- To be done: Lift every line from the entries that includes the word "code".

(Records contained in a dataset)
- - - -

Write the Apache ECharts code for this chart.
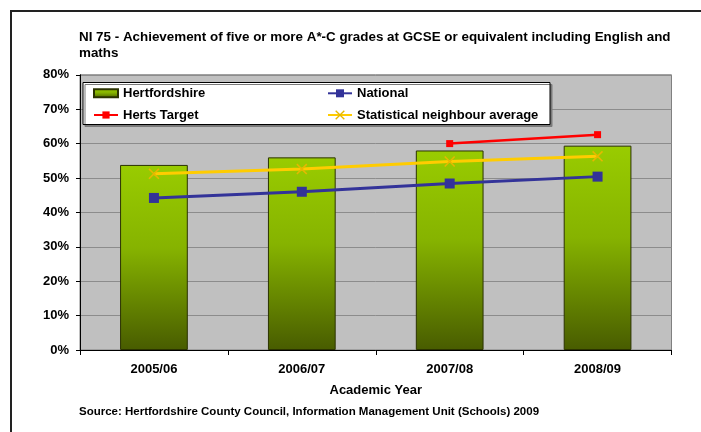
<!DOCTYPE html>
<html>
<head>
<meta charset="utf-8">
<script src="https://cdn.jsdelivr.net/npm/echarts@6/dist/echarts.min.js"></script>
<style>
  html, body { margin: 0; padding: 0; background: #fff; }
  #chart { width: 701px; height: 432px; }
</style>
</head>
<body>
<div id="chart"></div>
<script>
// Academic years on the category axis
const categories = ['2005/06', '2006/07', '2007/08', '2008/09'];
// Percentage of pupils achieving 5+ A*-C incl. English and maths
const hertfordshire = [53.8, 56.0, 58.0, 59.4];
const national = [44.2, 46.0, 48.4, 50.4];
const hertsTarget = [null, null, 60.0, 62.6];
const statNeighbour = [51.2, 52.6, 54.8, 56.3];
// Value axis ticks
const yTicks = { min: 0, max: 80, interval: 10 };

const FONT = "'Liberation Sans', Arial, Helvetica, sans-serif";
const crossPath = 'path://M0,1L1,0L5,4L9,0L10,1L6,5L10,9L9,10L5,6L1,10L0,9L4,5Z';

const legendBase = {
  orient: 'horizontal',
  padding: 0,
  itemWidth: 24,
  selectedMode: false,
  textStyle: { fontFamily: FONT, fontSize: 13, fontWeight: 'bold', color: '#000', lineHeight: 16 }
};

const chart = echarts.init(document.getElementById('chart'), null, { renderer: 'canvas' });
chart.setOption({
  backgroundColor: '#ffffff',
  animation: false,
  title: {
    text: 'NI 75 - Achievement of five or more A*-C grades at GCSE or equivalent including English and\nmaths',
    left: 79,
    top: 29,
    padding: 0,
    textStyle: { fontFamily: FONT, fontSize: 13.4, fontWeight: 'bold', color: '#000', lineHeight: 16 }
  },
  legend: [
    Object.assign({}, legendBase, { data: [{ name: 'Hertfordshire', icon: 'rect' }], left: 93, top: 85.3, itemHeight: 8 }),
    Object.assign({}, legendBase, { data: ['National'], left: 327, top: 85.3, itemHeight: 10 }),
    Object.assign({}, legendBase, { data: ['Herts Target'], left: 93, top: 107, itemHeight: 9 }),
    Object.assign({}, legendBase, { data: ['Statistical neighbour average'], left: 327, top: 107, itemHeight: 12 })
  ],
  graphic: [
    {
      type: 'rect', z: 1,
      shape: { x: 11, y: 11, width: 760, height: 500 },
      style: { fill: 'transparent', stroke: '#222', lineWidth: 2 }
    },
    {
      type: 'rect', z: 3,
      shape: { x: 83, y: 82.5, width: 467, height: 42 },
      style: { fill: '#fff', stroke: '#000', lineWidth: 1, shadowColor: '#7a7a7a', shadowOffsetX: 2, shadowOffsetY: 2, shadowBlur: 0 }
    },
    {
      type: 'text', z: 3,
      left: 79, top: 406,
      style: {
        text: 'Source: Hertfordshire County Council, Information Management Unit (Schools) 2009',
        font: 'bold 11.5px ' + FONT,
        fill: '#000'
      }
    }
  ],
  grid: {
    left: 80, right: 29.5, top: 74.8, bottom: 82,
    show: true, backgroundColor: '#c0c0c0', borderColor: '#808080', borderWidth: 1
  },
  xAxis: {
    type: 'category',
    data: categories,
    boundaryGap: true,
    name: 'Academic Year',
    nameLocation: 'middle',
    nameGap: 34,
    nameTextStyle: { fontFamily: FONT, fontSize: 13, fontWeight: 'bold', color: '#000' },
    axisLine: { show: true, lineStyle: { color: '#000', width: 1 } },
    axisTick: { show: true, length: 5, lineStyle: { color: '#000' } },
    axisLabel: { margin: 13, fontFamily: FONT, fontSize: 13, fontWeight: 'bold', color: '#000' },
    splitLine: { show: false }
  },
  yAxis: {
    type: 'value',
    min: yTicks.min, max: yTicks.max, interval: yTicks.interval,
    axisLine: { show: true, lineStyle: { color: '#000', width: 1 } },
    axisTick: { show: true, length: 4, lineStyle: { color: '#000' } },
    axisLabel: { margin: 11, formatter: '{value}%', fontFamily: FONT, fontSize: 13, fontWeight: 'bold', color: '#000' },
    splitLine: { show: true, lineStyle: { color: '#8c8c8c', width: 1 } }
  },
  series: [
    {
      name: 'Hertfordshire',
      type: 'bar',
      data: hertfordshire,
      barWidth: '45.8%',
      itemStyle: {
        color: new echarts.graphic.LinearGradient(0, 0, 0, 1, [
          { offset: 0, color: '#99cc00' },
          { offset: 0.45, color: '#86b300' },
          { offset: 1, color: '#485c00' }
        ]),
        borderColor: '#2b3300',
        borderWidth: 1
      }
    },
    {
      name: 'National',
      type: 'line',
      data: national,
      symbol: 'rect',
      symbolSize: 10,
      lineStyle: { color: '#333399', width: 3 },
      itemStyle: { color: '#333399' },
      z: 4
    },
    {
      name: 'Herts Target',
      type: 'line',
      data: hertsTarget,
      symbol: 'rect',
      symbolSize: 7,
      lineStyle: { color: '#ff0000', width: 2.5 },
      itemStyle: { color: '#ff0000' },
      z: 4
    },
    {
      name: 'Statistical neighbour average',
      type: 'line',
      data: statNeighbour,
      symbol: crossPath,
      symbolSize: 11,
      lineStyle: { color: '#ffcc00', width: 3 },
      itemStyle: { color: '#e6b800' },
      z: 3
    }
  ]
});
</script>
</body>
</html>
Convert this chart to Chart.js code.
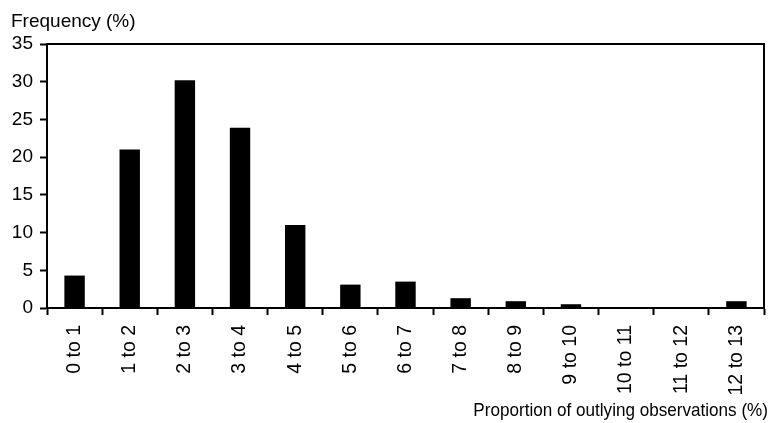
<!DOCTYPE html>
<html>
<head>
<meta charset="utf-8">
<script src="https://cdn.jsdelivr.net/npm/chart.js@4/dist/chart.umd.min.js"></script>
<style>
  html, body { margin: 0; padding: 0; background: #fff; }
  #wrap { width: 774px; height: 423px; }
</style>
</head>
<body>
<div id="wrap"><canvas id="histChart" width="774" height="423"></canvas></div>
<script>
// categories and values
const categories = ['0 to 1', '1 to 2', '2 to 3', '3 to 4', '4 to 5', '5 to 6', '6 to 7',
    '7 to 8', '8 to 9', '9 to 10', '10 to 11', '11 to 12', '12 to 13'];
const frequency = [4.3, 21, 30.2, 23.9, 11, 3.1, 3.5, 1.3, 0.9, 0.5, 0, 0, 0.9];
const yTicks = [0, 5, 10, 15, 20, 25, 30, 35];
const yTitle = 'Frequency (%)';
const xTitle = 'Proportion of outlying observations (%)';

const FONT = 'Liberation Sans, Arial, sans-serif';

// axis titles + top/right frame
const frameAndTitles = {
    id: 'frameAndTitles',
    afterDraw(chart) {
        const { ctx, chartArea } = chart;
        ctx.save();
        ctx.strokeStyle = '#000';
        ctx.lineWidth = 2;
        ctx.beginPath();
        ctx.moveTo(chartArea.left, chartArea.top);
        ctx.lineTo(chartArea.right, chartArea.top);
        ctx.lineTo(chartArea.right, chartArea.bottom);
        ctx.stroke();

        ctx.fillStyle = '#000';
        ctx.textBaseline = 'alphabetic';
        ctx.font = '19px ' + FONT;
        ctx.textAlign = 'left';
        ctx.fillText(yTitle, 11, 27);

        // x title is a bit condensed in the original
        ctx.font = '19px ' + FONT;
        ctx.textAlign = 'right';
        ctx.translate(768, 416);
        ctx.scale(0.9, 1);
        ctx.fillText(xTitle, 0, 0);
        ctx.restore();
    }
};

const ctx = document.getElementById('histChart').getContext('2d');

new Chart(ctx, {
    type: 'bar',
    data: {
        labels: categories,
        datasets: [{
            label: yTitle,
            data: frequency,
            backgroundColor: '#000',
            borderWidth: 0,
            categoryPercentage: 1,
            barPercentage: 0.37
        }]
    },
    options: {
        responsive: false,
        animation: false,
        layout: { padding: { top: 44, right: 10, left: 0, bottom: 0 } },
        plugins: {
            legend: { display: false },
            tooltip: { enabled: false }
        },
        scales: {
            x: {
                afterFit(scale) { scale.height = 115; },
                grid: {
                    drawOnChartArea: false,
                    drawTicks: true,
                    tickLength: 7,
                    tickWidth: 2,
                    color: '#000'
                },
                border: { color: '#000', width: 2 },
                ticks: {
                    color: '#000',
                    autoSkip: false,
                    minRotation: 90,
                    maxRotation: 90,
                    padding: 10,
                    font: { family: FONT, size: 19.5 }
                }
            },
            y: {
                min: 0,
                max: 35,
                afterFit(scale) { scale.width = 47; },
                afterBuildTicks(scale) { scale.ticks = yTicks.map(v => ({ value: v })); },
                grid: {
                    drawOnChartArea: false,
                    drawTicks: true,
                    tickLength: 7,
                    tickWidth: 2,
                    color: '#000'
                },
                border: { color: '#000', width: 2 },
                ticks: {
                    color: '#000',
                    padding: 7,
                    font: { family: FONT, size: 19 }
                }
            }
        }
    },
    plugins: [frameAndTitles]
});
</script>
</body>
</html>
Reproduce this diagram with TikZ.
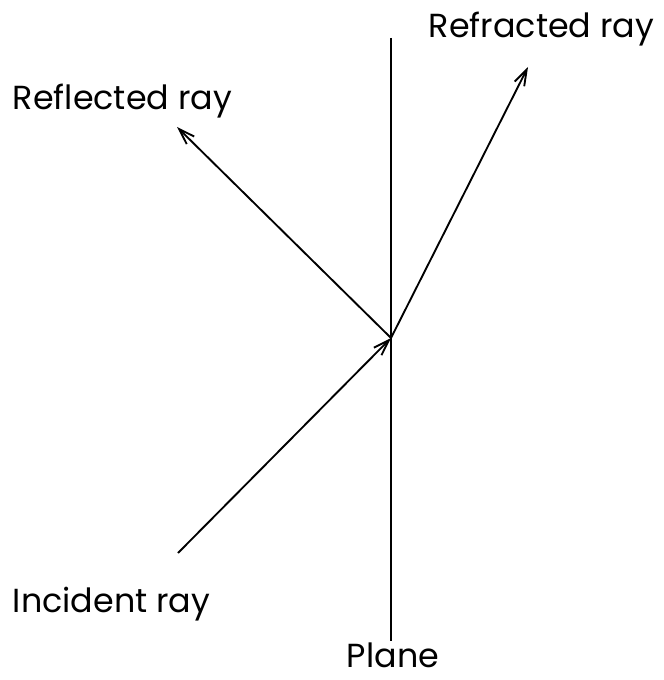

- - - -

- Final result:
Write the Apache ECharts code for this chart.
Convert this chart to Chart.js code.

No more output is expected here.